You’ll get more out of your putting practice when you start with these two fundamentals.
Welcome to Play Smart, a regular GOLF.com game-improvement column that will help you play smarter, better golf.
PACIFIC PALISADES, Calif. — Mondays at PGA Tour events are the slowest days of the week. There are few — if any — fans on site, and the players have the course mostly to themselves. In fact, some players don’t even bother coming to the course on Mondays, instead opting to use it as a rest day.
Such was the case Monday at Riviera Country Club ahead of the Genesis Invitational. With the course hosting a Collegiate Showcase, and a long week ahead, attendance was sparse at the practice facilities ahead of the latest Signature Event. For those who did show up, there was plenty of space to operate.
These days might not be the most exciting for average fans, but if you’re an instruction nerd, there’s plenty to learn. All you have to know is what to look for.
The putting green is an excellent spot to learn a little bit about how pros practice — and get a feel for how you can implement it into your own routine, too.
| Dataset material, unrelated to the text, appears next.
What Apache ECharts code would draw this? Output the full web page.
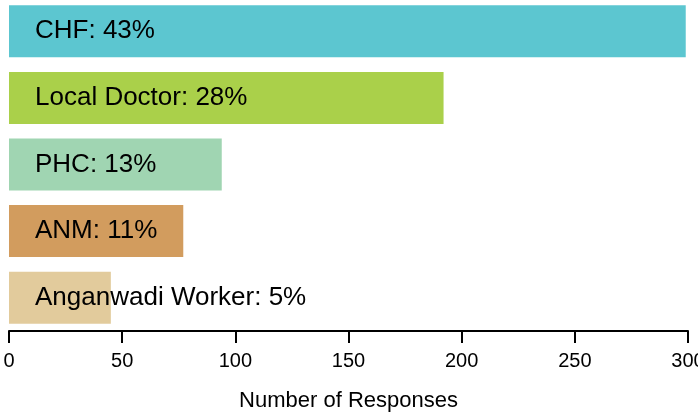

2 smart ways to practice your stroke
Sepp Straka arrived at the putting green in the shadows of Riv’s stately clubhouse shortly before lunch, and the way he started his practice routine is constructive for any golfer looking to hone their stroke.
1. Establish your line
The first thing Straka did upon stepping on the putting green was find a short putt with minimal break. After finding a putt he liked, he stopped and drew a straight line about a foot in front of his ball. This established the start line and gave him an external indicator that showed if he was hitting his start line on each putt.
2. Make a gate
After establishing his start line, Straka and his coach placed tees in the ground for the putterhead to swing through. With a tee on either side of his clubhead, Straka created a gate to swing through on each putt. He also placed a tee in front of the inside tee, and one behind the outside tee to help him visualize the right path for his stroke.
Pros almost always start their practice putting routines with this some variation of this setup. They’ll always start by checking their start line and then make sure their stroke is on their intended path.